#### [TO BE DONE]
Give the material once more, word for word, without any images.

* begin *

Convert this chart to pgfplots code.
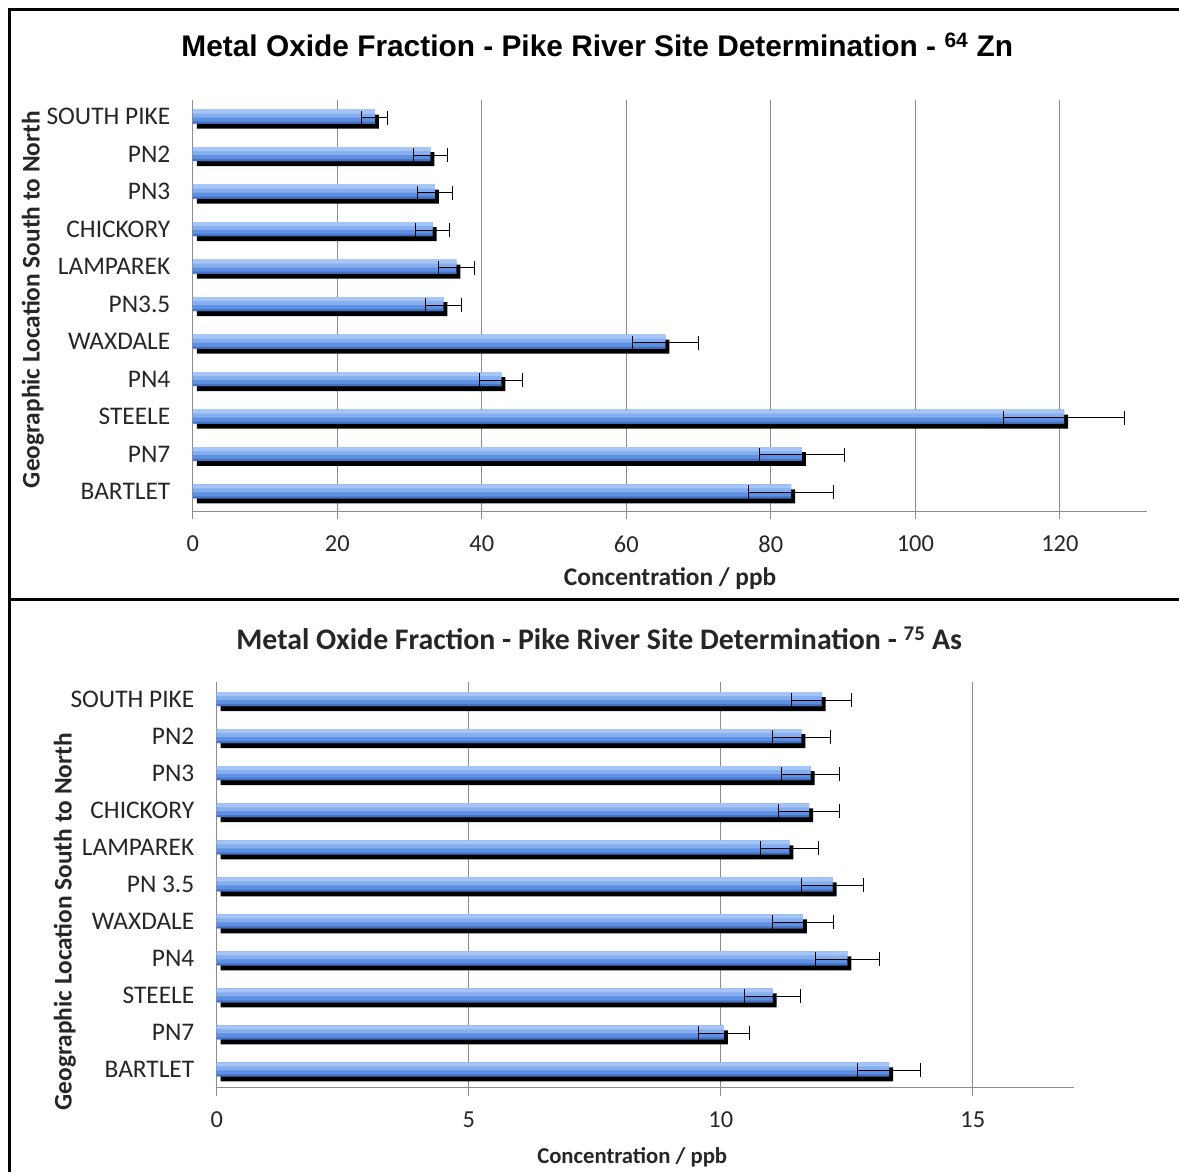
\documentclass[border=0pt]{standalone}
\usepackage{fontspec}
\setmainfont{Carlito}
\newfontfamily\arialfont{Liberation Sans}
\usepackage{pgfplots}
\usepackage{pgfplotstable}
\pgfplotsset{compat=1.18}

\definecolor{barmid}{HTML}{5D8FE2}
\definecolor{barlt}{HTML}{86AEEE}
\definecolor{barxlt}{HTML}{A5C5F7}
\definecolor{bardk}{HTML}{4672C4}
\definecolor{gridc}{HTML}{8C8C8C}
\definecolor{txt}{HTML}{262626}

% y: 0 = BARTLET (bottom) ... 10 = SOUTH PIKE (top)
\pgfplotstableread{
y  v      e
10 25.2   1.8
9  32.9   2.4
8  33.5   2.4
7  33.2   2.4
6  36.5   2.5
5  34.7   2.5
4  65.4   4.6
3  42.7   3.0
2  120.6  8.4
1  84.3   5.9
0  82.8   5.9
}\zinc

\pgfplotstableread{
y  v      e
10 12.00  0.60
9  11.60  0.58
8  11.78  0.58
7  11.75  0.60
6  11.36  0.57
5  12.22  0.62
4  11.63  0.60
3  12.51  0.64
2  11.03  0.55
1  10.06  0.50
0  13.34  0.62
}\arsenic

\pgfplotsset{
  pikestyle/.style={
    scale only axis,
    axis lines*=left,
    axis line style={draw=gridc, line width=1bp},
    xmajorgrids,
    grid style={draw=gridc, line width=1bp},
    ytick={0,...,10},
    ytick style={draw=none},
    xtick style={draw=gridc, line width=1bp},
    tick align=outside,
    major tick length=8bp,
    yticklabel style={font=\fontsize{25.5}{25.5}\selectfont, text=txt, xshift=-11bp},
    xticklabel style={font=\fontsize{24.5}{24.5}\selectfont, text=txt, yshift=-13bp},
    /pgf/number format/assume math mode=true,
    clip=false,
  },
  shadowbar/.style={xbar, bar width=14bp, fill=black, draw=none, xshift=4bp, yshift=-5bp, forget plot},
  barlayer/.style 2 args={xbar, bar width=#1, draw=none, yshift=#2, forget plot},
  errs/.style={draw=none, mark=none, forget plot, yshift=-1bp,
    error bars/.cd, x dir=both, x explicit,
    error bar style={draw=black, line width=1bp},
    error mark options={rotate=90, mark size=7bp, draw=black, line width=1bp}},
}

\begin{document}
\begin{tikzpicture}[x=1bp, y=1bp]
\path (0,0) rectangle (1180,1173);

% top panel
\begin{axis}[pikestyle,
  at={(193bp,661bp)}, anchor=south west,
  width=955bp, height=412bp,
  xmin=0, xmax=132, ymin=-0.53, ymax=10.45,
  xtick={0,20,...,120},
  yticklabels={BARTLET,PN7,STEELE,PN4,WAXDALE,PN3.5,LAMPAREK,CHICKORY,PN3,PN2,SOUTH PIKE},
]
\addplot[shadowbar] table[x=v, y=y] {\zinc};
\addplot[barlayer={14bp}{0bp}, fill=barmid] table[x=v, y=y] {\zinc};
\addplot[barlayer={8bp}{3bp}, fill=barlt] table[x=v, y=y] {\zinc};
\addplot[barlayer={4bp}{5bp}, fill=barxlt] table[x=v, y=y] {\zinc};
\addplot[barlayer={2bp}{-6bp}, fill=bardk] table[x=v, y=y] {\zinc};
\addplot[errs] table[x=v, y=y, x error=e] {\zinc};
\end{axis}

% bottom panel
\begin{axis}[pikestyle,
  at={(217bp,84bp)}, anchor=south west,
  width=858bp, height=406bp,
  xmin=0, xmax=17, ymin=-0.49, ymax=10.46,
  xtick={0,5,10,15},
  yticklabels={BARTLET,PN7,STEELE,PN4,WAXDALE,PN 3.5,LAMPAREK,CHICKORY,PN3,PN2,SOUTH PIKE},
]
\addplot[shadowbar] table[x=v, y=y] {\arsenic};
\addplot[barlayer={14bp}{0bp}, fill=barmid] table[x=v, y=y] {\arsenic};
\addplot[barlayer={8bp}{3bp}, fill=barlt] table[x=v, y=y] {\arsenic};
\addplot[barlayer={4bp}{5bp}, fill=barxlt] table[x=v, y=y] {\arsenic};
\addplot[barlayer={2bp}{-6bp}, fill=bardk] table[x=v, y=y] {\arsenic};
\addplot[errs] table[x=v, y=y, x error=e] {\arsenic};
\end{axis}

% titles and axis labels
\node[font=\arialfont\bfseries\fontsize{30}{30}\selectfont] at (598,1128)
  {Metal Oxide Fraction - Pike River Site Determination - \textsuperscript{64} Zn};
\node[font=\bfseries\fontsize{25.5}{25.5}\selectfont, text=txt] at (671,594) {Concentration / ppb};
\node[font=\bfseries\fontsize{25.5}{25.5}\selectfont, text=txt, rotate=90] at (33,873)
  {Geographic Location South to North};

\node[font=\bfseries\fontsize{30}{30}\selectfont, text=txt] at (600,534)
  {Metal Oxide Fraction - Pike River Site Determination - \textsuperscript{75} As};
\node[font=\bfseries\fontsize{22.8}{22.8}\selectfont, text=txt] at (633,14) {Concentration / ppb};
\node[font=\bfseries\fontsize{25.5}{25.5}\selectfont, text=txt, rotate=90] at (65,250)
  {Geographic Location South to North};

% frame lines
\draw[line width=3bp] (8,1163) -- (1180,1163);
\draw[line width=3bp] (9.5,1163) -- (9.5,0);
\draw[line width=3bp] (8,573) -- (1180,573);
\end{tikzpicture}
\end{document}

* end *

#### [COMPLETED TASK]
Convert this chart to pgfplots code.
\documentclass[border=0pt]{standalone}
\usepackage{fontspec}
\setmainfont{Carlito}
\newfontfamily\arialfont{Liberation Sans}
\usepackage{pgfplots}
\usepackage{pgfplotstable}
\pgfplotsset{compat=1.18}

\definecolor{barmid}{HTML}{5D8FE2}
\definecolor{barlt}{HTML}{86AEEE}
\definecolor{barxlt}{HTML}{A5C5F7}
\definecolor{bardk}{HTML}{4672C4}
\definecolor{gridc}{HTML}{8C8C8C}
\definecolor{txt}{HTML}{262626}

% y: 0 = BARTLET (bottom) ... 10 = SOUTH PIKE (top)
\pgfplotstableread{
y  v      e
10 25.2   1.8
9  32.9   2.4
8  33.5   2.4
7  33.2   2.4
6  36.5   2.5
5  34.7   2.5
4  65.4   4.6
3  42.7   3.0
2  120.6  8.4
1  84.3   5.9
0  82.8   5.9
}\zinc

\pgfplotstableread{
y  v      e
10 12.00  0.60
9  11.60  0.58
8  11.78  0.58
7  11.75  0.60
6  11.36  0.57
5  12.22  0.62
4  11.63  0.60
3  12.51  0.64
2  11.03  0.55
1  10.06  0.50
0  13.34  0.62
}\arsenic

\pgfplotsset{
  pikestyle/.style={
    scale only axis,
    axis lines*=left,
    axis line style={draw=gridc, line width=1bp},
    xmajorgrids,
    grid style={draw=gridc, line width=1bp},
    ytick={0,...,10},
    ytick style={draw=none},
    xtick style={draw=gridc, line width=1bp},
    tick align=outside,
    major tick length=8bp,
    yticklabel style={font=\fontsize{25.5}{25.5}\selectfont, text=txt, xshift=-11bp},
    xticklabel style={font=\fontsize{24.5}{24.5}\selectfont, text=txt, yshift=-13bp},
    /pgf/number format/assume math mode=true,
    clip=false,
  },
  shadowbar/.style={xbar, bar width=14bp, fill=black, draw=none, xshift=4bp, yshift=-5bp, forget plot},
  barlayer/.style 2 args={xbar, bar width=#1, draw=none, yshift=#2, forget plot},
  errs/.style={draw=none, mark=none, forget plot, yshift=-1bp,
    error bars/.cd, x dir=both, x explicit,
    error bar style={draw=black, line width=1bp},
    error mark options={rotate=90, mark size=7bp, draw=black, line width=1bp}},
}

\begin{document}
\begin{tikzpicture}[x=1bp, y=1bp]
\path (0,0) rectangle (1180,1173);

% top panel
\begin{axis}[pikestyle,
  at={(193bp,661bp)}, anchor=south west,
  width=955bp, height=412bp,
  xmin=0, xmax=132, ymin=-0.53, ymax=10.45,
  xtick={0,20,...,120},
  yticklabels={BARTLET,PN7,STEELE,PN4,WAXDALE,PN3.5,LAMPAREK,CHICKORY,PN3,PN2,SOUTH PIKE},
]
\addplot[shadowbar] table[x=v, y=y] {\zinc};
\addplot[barlayer={14bp}{0bp}, fill=barmid] table[x=v, y=y] {\zinc};
\addplot[barlayer={8bp}{3bp}, fill=barlt] table[x=v, y=y] {\zinc};
\addplot[barlayer={4bp}{5bp}, fill=barxlt] table[x=v, y=y] {\zinc};
\addplot[barlayer={2bp}{-6bp}, fill=bardk] table[x=v, y=y] {\zinc};
\addplot[errs] table[x=v, y=y, x error=e] {\zinc};
\end{axis}

% bottom panel
\begin{axis}[pikestyle,
  at={(217bp,84bp)}, anchor=south west,
  width=858bp, height=406bp,
  xmin=0, xmax=17, ymin=-0.49, ymax=10.46,
  xtick={0,5,10,15},
  yticklabels={BARTLET,PN7,STEELE,PN4,WAXDALE,PN 3.5,LAMPAREK,CHICKORY,PN3,PN2,SOUTH PIKE},
]
\addplot[shadowbar] table[x=v, y=y] {\arsenic};
\addplot[barlayer={14bp}{0bp}, fill=barmid] table[x=v, y=y] {\arsenic};
\addplot[barlayer={8bp}{3bp}, fill=barlt] table[x=v, y=y] {\arsenic};
\addplot[barlayer={4bp}{5bp}, fill=barxlt] table[x=v, y=y] {\arsenic};
\addplot[barlayer={2bp}{-6bp}, fill=bardk] table[x=v, y=y] {\arsenic};
\addplot[errs] table[x=v, y=y, x error=e] {\arsenic};
\end{axis}

% titles and axis labels
\node[font=\arialfont\bfseries\fontsize{30}{30}\selectfont] at (598,1128)
  {Metal Oxide Fraction - Pike River Site Determination - \textsuperscript{64} Zn};
\node[font=\bfseries\fontsize{25.5}{25.5}\selectfont, text=txt] at (671,594) {Concentration / ppb};
\node[font=\bfseries\fontsize{25.5}{25.5}\selectfont, text=txt, rotate=90] at (33,873)
  {Geographic Location South to North};

\node[font=\bfseries\fontsize{30}{30}\selectfont, text=txt] at (600,534)
  {Metal Oxide Fraction - Pike River Site Determination - \textsuperscript{75} As};
\node[font=\bfseries\fontsize{22.8}{22.8}\selectfont, text=txt] at (633,14) {Concentration / ppb};
\node[font=\bfseries\fontsize{25.5}{25.5}\selectfont, text=txt, rotate=90] at (65,250)
  {Geographic Location South to North};

% frame lines
\draw[line width=3bp] (8,1163) -- (1180,1163);
\draw[line width=3bp] (9.5,1163) -- (9.5,0);
\draw[line width=3bp] (8,573) -- (1180,573);
\end{tikzpicture}
\end{document}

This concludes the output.